I have been known to be a little insensitive from time to time, a little too willing to indulge in politically-incorrect humor. I have the hide-ratings to prove it. I will go further and confess to having laughed at many a sick joke, and told a couple too. I am hardly one to complain about insensitivity or to take offense. And indeed, regarding what I heard on the CBS Evening News, I cannot say that I am unduly overwrought. But I am dismayed.
I speak of the story regarding the poisoning at a dog show of Thendara Satisfaction, also known as Jagger, an Irish setter. It is often the case when covering a light story, usually saved for the last part of the show, that the reporter will put as many puns and witticisms into the story as possible. And so, when I first heard that the story was a "cloak and Jagger" tale, I figured the dog must have survived and was doing fine.
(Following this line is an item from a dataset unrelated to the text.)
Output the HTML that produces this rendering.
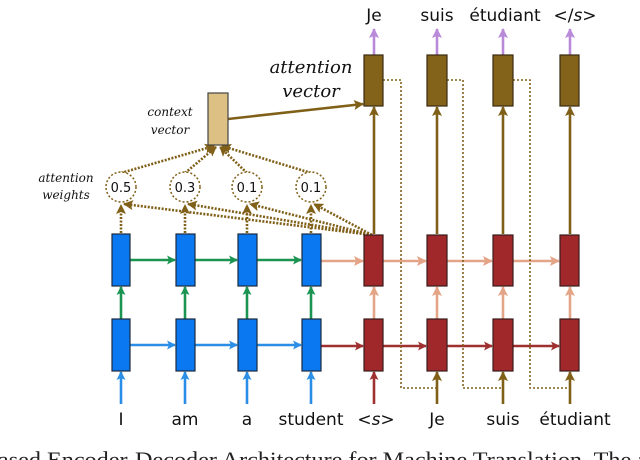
<!DOCTYPE html>
<html><head><style>body{margin:0;background:#fff}svg{display:block}</style></head><body>
<svg width="640" height="460" viewBox="0 0 640 460" xmlns="http://www.w3.org/2000/svg" font-family="DejaVu Sans, Liberation Sans, sans-serif">
<defs>
<marker id="aG" markerWidth="9" markerHeight="9" refX="8" refY="4.5" orient="auto" markerUnits="userSpaceOnUse"><path d="M0,0 L9,4.5 L0,9 L2,4.5z" fill="#1a9450"/></marker>
<marker id="aB" markerWidth="9" markerHeight="9" refX="8" refY="4.5" orient="auto" markerUnits="userSpaceOnUse"><path d="M0,0 L9,4.5 L0,9 L2,4.5z" fill="#2a8ee6"/></marker>
<marker id="aS" markerWidth="10" markerHeight="10" refX="9" refY="5" orient="auto" markerUnits="userSpaceOnUse"><path d="M0,0 L10,5 L0,10 L2,5z" fill="#e4a487"/></marker>
<marker id="aR" markerWidth="9" markerHeight="9" refX="8" refY="4.5" orient="auto" markerUnits="userSpaceOnUse"><path d="M0,0 L9,4.5 L0,9 L2,4.5z" fill="#a03030"/></marker>
<marker id="aN" markerWidth="10" markerHeight="10" refX="9" refY="5" orient="auto" markerUnits="userSpaceOnUse"><path d="M0,0 L10,5 L0,10 L2,5z" fill="#806018"/></marker>
<marker id="aP" markerWidth="10" markerHeight="10" refX="9" refY="5" orient="auto" markerUnits="userSpaceOnUse"><path d="M0,0 L10,5 L0,10 L2,5z" fill="#b88ad8"/></marker>
</defs>
<g stroke-width="2.6" fill="none">
<line x1="130" y1="260" x2="175" y2="260" stroke="#1a9450" marker-end="url(#aG)"/>
<line x1="195" y1="260" x2="237" y2="260" stroke="#1a9450" marker-end="url(#aG)"/>
<line x1="257" y1="260" x2="301" y2="260" stroke="#1a9450" marker-end="url(#aG)"/>
<line x1="130" y1="345" x2="175" y2="345" stroke="#2a8ee6" marker-end="url(#aB)"/>
<line x1="195" y1="345" x2="237" y2="345" stroke="#2a8ee6" marker-end="url(#aB)"/>
<line x1="257" y1="345" x2="301" y2="345" stroke="#2a8ee6" marker-end="url(#aB)"/>
<line x1="121" y1="319" x2="121" y2="287" stroke="#1a9450" marker-end="url(#aG)"/>
<line x1="185" y1="319" x2="185" y2="287" stroke="#1a9450" marker-end="url(#aG)"/>
<line x1="247" y1="319" x2="247" y2="287" stroke="#1a9450" marker-end="url(#aG)"/>
<line x1="311" y1="319" x2="311" y2="287" stroke="#1a9450" marker-end="url(#aG)"/>
<line x1="121" y1="404" x2="121" y2="372" stroke="#2a8ee6" marker-end="url(#aB)"/>
<line x1="185" y1="404" x2="185" y2="372" stroke="#2a8ee6" marker-end="url(#aB)"/>
<line x1="247" y1="404" x2="247" y2="372" stroke="#2a8ee6" marker-end="url(#aB)"/>
<line x1="311" y1="404" x2="311" y2="372" stroke="#2a8ee6" marker-end="url(#aB)"/>
<line x1="321" y1="261" x2="363" y2="261" stroke="#e4a487" marker-end="url(#aS)"/>
<line x1="383" y1="261" x2="426" y2="261" stroke="#e4a487" marker-end="url(#aS)"/>
<line x1="447" y1="261" x2="492" y2="261" stroke="#e4a487" marker-end="url(#aS)"/>
<line x1="513" y1="261" x2="559" y2="261" stroke="#e4a487" marker-end="url(#aS)"/>
<line x1="321" y1="346" x2="363" y2="346" stroke="#a03030" marker-end="url(#aR)"/>
<line x1="383" y1="346" x2="426" y2="346" stroke="#a03030" marker-end="url(#aR)"/>
<line x1="447" y1="346" x2="492" y2="346" stroke="#a03030" marker-end="url(#aR)"/>
<line x1="513" y1="346" x2="559" y2="346" stroke="#a03030" marker-end="url(#aR)"/>
<line x1="374" y1="319" x2="374" y2="287" stroke="#e4a487" marker-end="url(#aS)"/>
<line x1="437" y1="319" x2="437" y2="287" stroke="#e4a487" marker-end="url(#aS)"/>
<line x1="503" y1="319" x2="503" y2="287" stroke="#e4a487" marker-end="url(#aS)"/>
<line x1="570" y1="319" x2="570" y2="287" stroke="#e4a487" marker-end="url(#aS)"/>
<line x1="374" y1="404" x2="374" y2="372" stroke="#a03030" marker-end="url(#aR)"/>
<line x1="437" y1="404" x2="437" y2="372" stroke="#806018" marker-end="url(#aN)"/>
<line x1="503" y1="404" x2="503" y2="372" stroke="#806018" marker-end="url(#aN)"/>
<line x1="570" y1="404" x2="570" y2="372" stroke="#806018" marker-end="url(#aN)"/>
<line x1="374" y1="234" x2="374" y2="107" stroke="#806018" marker-end="url(#aN)"/>
<line x1="437" y1="234" x2="437" y2="107" stroke="#806018" marker-end="url(#aN)"/>
<line x1="503" y1="234" x2="503" y2="107" stroke="#806018" marker-end="url(#aN)"/>
<line x1="570" y1="234" x2="570" y2="107" stroke="#806018" marker-end="url(#aN)"/>
<line x1="374" y1="55" x2="374" y2="29" stroke="#b88ad8" marker-end="url(#aP)"/>
<line x1="437" y1="55" x2="437" y2="29" stroke="#b88ad8" marker-end="url(#aP)"/>
<line x1="503" y1="55" x2="503" y2="29" stroke="#b88ad8" marker-end="url(#aP)"/>
<line x1="570" y1="55" x2="570" y2="29" stroke="#b88ad8" marker-end="url(#aP)"/>
<line x1="228" y1="119" x2="363" y2="104" stroke="#806018" marker-end="url(#aN)"/>
</g>
<g stroke="#806018" stroke-width="1.6" stroke-dasharray="2,2" fill="none">
<path d="M383,80 H401 V388 H437"/>
<path d="M447,80 H463 V388 H503"/>
<path d="M513,80 H530 V388 H570"/>
</g>
<g stroke="#806018" stroke-width="2.6" stroke-dasharray="2,1.5" fill="none">
<line x1="121" y1="233" x2="121" y2="205" marker-end="url(#aN)"/>
<line x1="185" y1="233" x2="185" y2="205" marker-end="url(#aN)"/>
<line x1="247" y1="233" x2="247" y2="205" marker-end="url(#aN)"/>
<line x1="311" y1="233" x2="311" y2="205" marker-end="url(#aN)"/>
<line x1="372" y1="235" x2="124" y2="204" marker-end="url(#aN)"/>
<line x1="372" y1="235" x2="188" y2="204" marker-end="url(#aN)"/>
<line x1="372" y1="235" x2="250" y2="204" marker-end="url(#aN)"/>
<line x1="372" y1="235" x2="314" y2="204" marker-end="url(#aN)"/>
<line x1="121" y1="173" x2="214" y2="146" marker-end="url(#aN)"/>
<line x1="185" y1="173" x2="216" y2="147" marker-end="url(#aN)"/>
<line x1="247" y1="173" x2="220" y2="147" marker-end="url(#aN)"/>
<line x1="311" y1="173" x2="222" y2="146" marker-end="url(#aN)"/>
</g>
<g stroke="#806018" stroke-width="1.5" stroke-dasharray="2,2" fill="#fff">
<ellipse cx="121" cy="187" rx="15" ry="15"/>
<ellipse cx="185" cy="187" rx="15" ry="15"/>
<ellipse cx="247" cy="187" rx="15" ry="15"/>
<ellipse cx="311" cy="187" rx="15" ry="15"/>
</g>
<g font-size="13" text-anchor="middle" fill="#111">
<text x="121" y="192">0.5</text><text x="185" y="192">0.3</text><text x="247" y="192">0.1</text><text x="311" y="192">0.1</text>
</g>
<g stroke="#1a2a40" stroke-width="1.2" fill="#0a78f0">
<rect x="112" y="234" width="18" height="52"/><rect x="176" y="234" width="19" height="52"/><rect x="238" y="234" width="19" height="52"/><rect x="302" y="234" width="19" height="52"/>
<rect x="112" y="319" width="18" height="52"/><rect x="176" y="319" width="19" height="52"/><rect x="238" y="319" width="19" height="52"/><rect x="302" y="319" width="19" height="52"/>
</g>
<g stroke="#3a1a1a" stroke-width="1.2" fill="#a0282a">
<rect x="364" y="235" width="19" height="51"/><rect x="427" y="235" width="20" height="51"/><rect x="493" y="235" width="20" height="51"/><rect x="560" y="235" width="19" height="51"/>
<rect x="364" y="319" width="19" height="52"/><rect x="427" y="319" width="20" height="52"/><rect x="493" y="319" width="20" height="52"/><rect x="560" y="319" width="19" height="52"/>
</g>
<g stroke="#3a2a10" stroke-width="1.2" fill="#83621a">
<rect x="364" y="55" width="19" height="51"/><rect x="427" y="55" width="20" height="51"/><rect x="493" y="55" width="20" height="51"/><rect x="560" y="55" width="19" height="51"/>
</g>
<rect x="208" y="93" width="20" height="52" fill="#dcc084" stroke="#444" stroke-width="1.2"/>
<g font-family="DejaVu Serif, Liberation Serif, serif" font-style="italic" fill="#111" text-anchor="middle">
<text x="311" y="73" font-size="18">attention</text>
<text x="311" y="97" font-size="18">vector</text>
<text x="170" y="116" font-size="12">context</text>
<text x="170" y="134" font-size="12">vector</text>
<text x="66" y="182" font-size="12">attention</text>
<text x="66" y="199" font-size="12">weights</text>
</g>
<g font-size="17" fill="#111" text-anchor="middle">
<text x="374" y="21">Je</text><text x="437" y="21">suis</text><text x="505" y="21">étudiant</text><text x="575" y="21">&lt;/<tspan font-style="italic">s</tspan>&gt;</text>
<text x="121" y="425">I</text><text x="185" y="425">am</text><text x="247" y="425">a</text><text x="311" y="425">student</text>
<text x="376" y="425">&lt;<tspan font-style="italic">s</tspan>&gt;</text><text x="437" y="425">Je</text><text x="503" y="425">suis</text><text x="575" y="425">étudiant</text>
</g>
<text x="-2" y="467" font-family="Liberation Serif, serif" font-size="22" fill="#222" textLength="650" lengthAdjust="spacingAndGlyphs">ased Encoder-Decoder Architecture for Machine Translation. The a</text>
</svg>
</body></html>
As the story progressed, we heard such things as having a nose for a story, a canine caper, the curious case of the dog that was murdered in the night, the owners who “can’t get no satisfaction,” it’s a dog-eat-dog world, speculation as to whose paw prints were on the crime, and the question “Who done it?” About half way through this mirthful reporting on the part of Mark Phillips, I realized that Jagger had indeed died.
I know that not everyone is an animal lover like me. I love watching movies where men are slaughtered wholesale, as in The Wild Bunch (1969), but if the dog dies, as in Old Yeller (1957), I am undone. I suppose that is because man is such that he just seems to deserve what he has coming to him. Atheist though I am, I have always been fascinated by the doctrine of original sin in Christianity. As St. Augustine once noted, it is only because children are weak that Jesus admonished us to become like them, for if babies had the size and strength of adults, they would be monsters.
Dogs, on the other hand, seem to embody innocence and unquestioning love. Jesus should have told us we needed to become like dogs to enter the Kingdom of Heaven. But then, the Bible in general does not concern itself with animals, unless it is to declare them unclean or give instructions on killing them. And while many Christians undoubtedly love animals anyway, not needing religious instruction to do so, it is clear that caring about animals is not a universal trait of mankind. And thus it was that it probably never occurred to Mark Phillips that there was any need to treat the poisoning of Jagger with the same solemnity that he would report the death of a human being.
Well, I am not going to righteously condemn Phillips for his insensitivity or moral blindness. He would probably be aghast to hear some of the crudities I have been guilty of in my effort to be amusing. But I am surprised that neither he nor anyone else at CBS who was involved in producing that report seems to have the slightest notion that the poisoning of a dog might not be the occasion for hilarity.